Raúl Contreras Bustamante
En medio de esta terrible pandemia que azota al mundo, no
todas las noticias han sido malas. Hace unos días, se supo de la ratificación
—por parte del Reino de Tonga— del Convenio de la Organización Internacional
del Trabajo sobre el trabajo infantil, lo cual representa un hecho histórico,
pues por primera vez en la historia de la OIT todos sus Estados miembros han
ratificado una convención internacional en materia del trabajo.
La ratificación universal del Convenio 182 sobre las Peores
Formas de Trabajo Infantil establece la prohibición y la erradicación de
prácticas abominables, tales como la esclavitud, el trabajo forzoso y la trata
de niñas y niños. Se prohíbe la utilización de niños en conflictos armados, la
prostitución, la pornografía y actividades ilícitas como el tráfico de drogas,
así como en trabajos peligrosos. México ya había ratificado ese Convenio desde
el año 2000.
Las estimaciones globales indicaban que en el año 2017 más
de 152 millones de niños trabajaban en todo el mundo. Una cifra que causa
horror y vergüenza.
Con independencia de esa obligación convencional, el
artículo 4º de nuestra Constitución establece el derecho que los niños y niñas
tienen a la satisfacción de sus necesidades de alimentación, salud, educación y
sano esparcimiento para su desarrollo integral. Luego entonces, es una
obligación del Estado velar por la dignidad de la niñez y el ejercicio pleno de
sus derechos.
El término trabajo infantil suele definirse como todo
trabajo que priva a los niños de su niñez, su potencial, su dignidad y que es
perjudicial para su desarrollo físico y sicológico.
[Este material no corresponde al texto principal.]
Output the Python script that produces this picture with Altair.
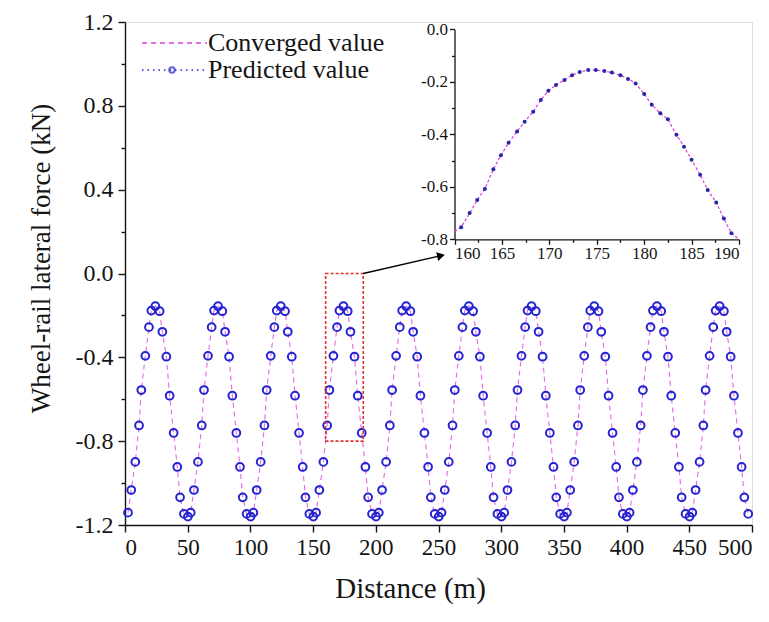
import altair as alt
import pandas as pd

# ---------------- data ----------------
# start of each 50 m cycle along the track
cycle_start = [0, 50, 100, 150, 200, 250, 300, 350, 400, 450]
# positions inside one cycle (m) and the force read at them (kN)
cycle_offset = [2.4, 5.0, 8.2, 11.2, 13.0, 16.2, 19.1, 21.0, 24.2, 27.6,
                29.8, 33.0, 35.6, 38.8, 41.7, 43.9, 47.0, 50.2]
cycle_force = [-1.141, -1.033, -0.899, -0.725, -0.556, -0.393, -0.256, -0.177, -0.156, -0.180,
               -0.278, -0.397, -0.583, -0.761, -0.923, -1.068, -1.147, -1.160]

# inset (zoom 160-190 m)
inset_dist = [160.0, 160.7, 161.6, 162.4, 163.2, 164.1, 164.9, 165.7, 166.6, 167.4, 168.3,
              169.1, 169.9, 170.7, 171.6, 172.4, 173.2, 174.1, 174.9, 175.8,
              176.6, 177.5, 178.3, 179.1, 180.0, 180.8, 181.7, 182.5, 183.4,
              184.2, 185.0, 185.9, 186.7, 187.6, 188.4, 189.2, 190.0]
inset_force = [-0.770, -0.754, -0.700, -0.650, -0.608, -0.533, -0.480, -0.432, -0.389, -0.352, -0.314,
               -0.269, -0.234, -0.212, -0.193, -0.175, -0.163, -0.155, -0.155, -0.159,
               -0.165, -0.175, -0.189, -0.206, -0.246, -0.287, -0.320, -0.343, -0.402,
               -0.447, -0.497, -0.554, -0.612, -0.660, -0.721, -0.777, -0.800]

zoom_box = {"x": [160], "x2": [190], "y": [0.0], "y2": [-0.8]}
arrow = {"x": [190], "y": [0.0], "x2": [252], "y2": [0.085]}

x_ticks = list(range(0, 525, 25))
y_ticks = [-1.2, -1.0, -0.8, -0.6, -0.4, -0.2, 0.0, 0.2, 0.4, 0.6, 0.8, 1.0, 1.2]
ix_ticks = [160, 162.5, 165, 167.5, 170, 172.5, 175, 177.5, 180, 182.5, 185, 187.5, 190]
iy_ticks = [-0.8, -0.7, -0.6, -0.5, -0.4, -0.3, -0.2, -0.1, 0.0]

# ---------------- build tables ----------------
rows = []
for s in cycle_start:
    for o, v in zip(cycle_offset, cycle_force):
        if s + o <= 500:
            rows.append({"dist": s + o, "force": v})
main_df = pd.DataFrame(rows)
inset_df = pd.DataFrame({"dist": inset_dist, "force": inset_force})
inset_pts = inset_df.iloc[1:-1]

FONT = "Liberation Serif"
MAGENTA = "#e040e0"
BLUE = "#2323d2"
INK = "#151515"
W, H = 627, 503

xs = alt.Scale(domain=[0, 500], nice=False, zero=False)
ys = alt.Scale(domain=[-1.2, 1.2], nice=False, zero=False)

x_axis = alt.Axis(
    values=x_ticks, title="Distance (m)", grid=False,
    labelExpr="datum.value % 50 === 0 ? format(datum.value, 'd') : ''",
    tickSize={"expr": "datum.value % 50 === 0 ? 7 : 4"},
    labelFont=FONT, labelFontSize=23, labelColor=INK, labelPadding=4,
    titleFont=FONT, titleFontSize=29, titleFontWeight="normal", titleColor=INK, titlePadding=15,
    titleX=285,
    domainColor=INK, tickColor=INK, domainWidth=1.4, tickWidth=1.4,
)
y_axis = alt.Axis(
    values=y_ticks, title="Wheel-rail lateral force (kN)", grid=False,
    labelExpr="abs(round(datum.value*10)) % 4 === 0 ? replace(format(datum.value, '.1f'), '\u2212', '-') : ''",
    tickSize={"expr": "abs(round(datum.value*10)) % 4 === 0 ? 7 : 4"},
    labelFont=FONT, labelFontSize=24, labelColor=INK, labelPadding=5,
    titleFont=FONT, titleFontSize=27, titleFontWeight="normal", titleColor=INK, titlePadding=20,
    titleY=236,
    domainColor=INK, tickColor=INK, domainWidth=1.4, tickWidth=1.4,
)

conv_line = alt.Chart(main_df).mark_line(
    color=MAGENTA, strokeDash=[5, 4], strokeWidth=1.1, opacity=0.8
).encode(
    x=alt.X("dist:Q", scale=xs, axis=x_axis),
    y=alt.Y("force:Q", scale=ys, axis=y_axis),
)
pred_pts = alt.Chart(main_df).mark_point(
    shape="circle", filled=False, color=BLUE, size=60, strokeWidth=2, opacity=1
).encode(x=alt.X("dist:Q", scale=xs), y=alt.Y("force:Q", scale=ys))

box = alt.Chart(pd.DataFrame(zoom_box)).mark_rect(
    fill=None, stroke="#e03030", strokeDash=[3, 2], strokeWidth=1.6
).encode(x=alt.X("x:Q", scale=xs), x2="x2:Q", y=alt.Y("y:Q", scale=ys), y2="y2:Q")

arrow_df = pd.DataFrame(arrow)
arrow_line = alt.Chart(arrow_df).mark_rule(color="black", strokeWidth=1.4).encode(
    x=alt.X("x:Q", scale=xs), y=alt.Y("y:Q", scale=ys), x2="x2:Q", y2="y2:Q")
arrow_head = alt.Chart(arrow_df).mark_point(
    shape="triangle-right", filled=True, color="black", size=80, angle=347, opacity=1
).encode(x=alt.X("x2:Q", scale=xs), y=alt.Y("y2:Q", scale=ys))

# legend
leg_conv = alt.Chart().mark_rule(color=MAGENTA, strokeDash=[5, 4], strokeWidth=1.3).encode(
    x=alt.value(17), x2=alt.value(82), y=alt.value(21))
leg_pred = alt.Chart().mark_rule(color=BLUE, strokeDash=[1.5, 4], strokeWidth=1.4).encode(
    x=alt.value(17), x2=alt.value(82), y=alt.value(48))
leg_circ = alt.Chart().mark_point(shape="circle", filled=False, color=BLUE, size=30, strokeWidth=2).encode(
    x=alt.value(47), y=alt.value(48))
leg_t1 = alt.Chart().mark_text(align="left", baseline="middle", font=FONT, fontSize=26, color=INK).encode(
    x=alt.value(83), y=alt.value(21), text=alt.value("Converged value"))
leg_t2 = alt.Chart().mark_text(align="left", baseline="middle", font=FONT, fontSize=26, color=INK).encode(
    x=alt.value(83), y=alt.value(48), text=alt.value("Predicted value"))

main = alt.layer(conv_line, pred_pts, box, arrow_line, arrow_head, leg_conv, leg_pred, leg_circ, leg_t1, leg_t2)

# inset
IX0, IX1 = 329.5, 614
IY0, IY1 = 217.3, 7.3
ixs = alt.Scale(domain=[160, 190], range=[IX0, IX1], nice=False, zero=False)
iys = alt.Scale(domain=[-0.8, 0.0], range=[IY0, IY1], nice=False, zero=False)
ix_axis = alt.Axis(
    orient="bottom", offset=-(H - IY0), values=ix_ticks, title=None, grid=False,
    labelExpr="datum.value % 5 === 0 ? format(datum.value, 'd') : ''",
    tickSize={"expr": "datum.value % 5 === 0 ? 5 : 3"},
    labelFont=FONT, labelFontSize=17, labelColor=INK, labelPadding=1,
    domainColor=INK, tickColor=INK, domainWidth=1.3, tickWidth=1.3,
)
iy_axis = alt.Axis(
    orient="left", offset=-IX0, values=iy_ticks, title=None, grid=False,
    labelExpr="abs(round(datum.value*10)) % 2 === 0 ? replace(format(datum.value, '.1f'), '\u2212', '-') : ''",
    tickSize={"expr": "abs(round(datum.value*10)) % 2 === 0 ? 5 : 3"},
    labelFont=FONT, labelFontSize=17, labelColor=INK, labelPadding=2,
    domainColor=INK, tickColor=INK, domainWidth=1.3, tickWidth=1.3,
)
in_line = alt.Chart(inset_df).mark_line(color=MAGENTA, strokeDash=[3, 2], strokeWidth=1.2).encode(
    x=alt.X("dist:Q", scale=ixs, axis=ix_axis),
    y=alt.Y("force:Q", scale=iys, axis=iy_axis),
)
in_pts = alt.Chart(inset_pts).mark_point(shape="circle", filled=True, color="#2626a8", size=16, opacity=1).encode(
    x=alt.X("dist:Q", scale=ixs), y=alt.Y("force:Q", scale=iys))
inset = alt.layer(in_line, in_pts)

chart = alt.layer(main, inset).resolve_scale(x="independent", y="independent").properties(
    width=W, height=H,
    autosize=alt.AutoSizeParams(type="none"),
    padding={"left": 117, "top": 14, "right": 8, "bottom": 80},
).configure_view(stroke=None).configure(background="white")

chart.save("out.html", embed_options={"renderer": "svg", "actions": False})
Es importante señalar que no todas las tareas realizadas por
los niños deben clasificarse como trabajo infantil que deba prohibirse, pues la
participación de las niñas, niños y adolescentes puede admitirse en aquellas
actividades tales como la ayuda en el hogar o en el negocio familiar
—realizadas fuera del horario escolar—que son tareas que reportan un beneficio
en el desarrollo de la infancia, ya que les proporcionan experiencias que
desarrollan distintas habilidades y son un acercamiento al sentido de
responsabilidad, abonando así a la formación de miembros productivos de la
sociedad.
Según datos oficiales, en el año 2019, de los más de 126
millones de mexicanos, las niñas y niños de 0 a 17 años representan poco más
del 31% de la población: más de 39 millones. Lo anterior significa que casi una
tercera parte de nuestra nación, son niñas y niños, lo cual profundiza la
importancia de su protección.
Hoy, con la crisis generada por la aparición del covid-19,
se estima que el aumento de la pobreza en el mundo obligará al incremento en
casi un punto porcentual el trabajo infantil en el orbe. Esto significa que las
niñas y niños que ya trabajan podrían tener que hacerlo durante más horas y, en
peores condiciones, lo que de manera lamentable va a causar un daño
significativo a su salud y a su seguridad, además de impedirles el pleno acceso
al derecho humano a educarse.
México no se puede permitir desperdiciar el potencial humano
de una generación de mexicanos por esta grave situación. El gobierno —en sus
tres niveles: federal, estatal y municipal— debe reafirmar su compromiso por la
protección de los derechos de la niñez, ya que este importante capital humano
será clave en nuestro desarrollo como país.
Tiene que quedar claro que proteger el presente de nuestras
niñas y niños es garantizar el futuro de nuestra nación.
Como Corolario, la dura frase del siquiatra estadunidense
Karl Menninger: “Lo que se hace a los niños, los niños harán a la sociedad”.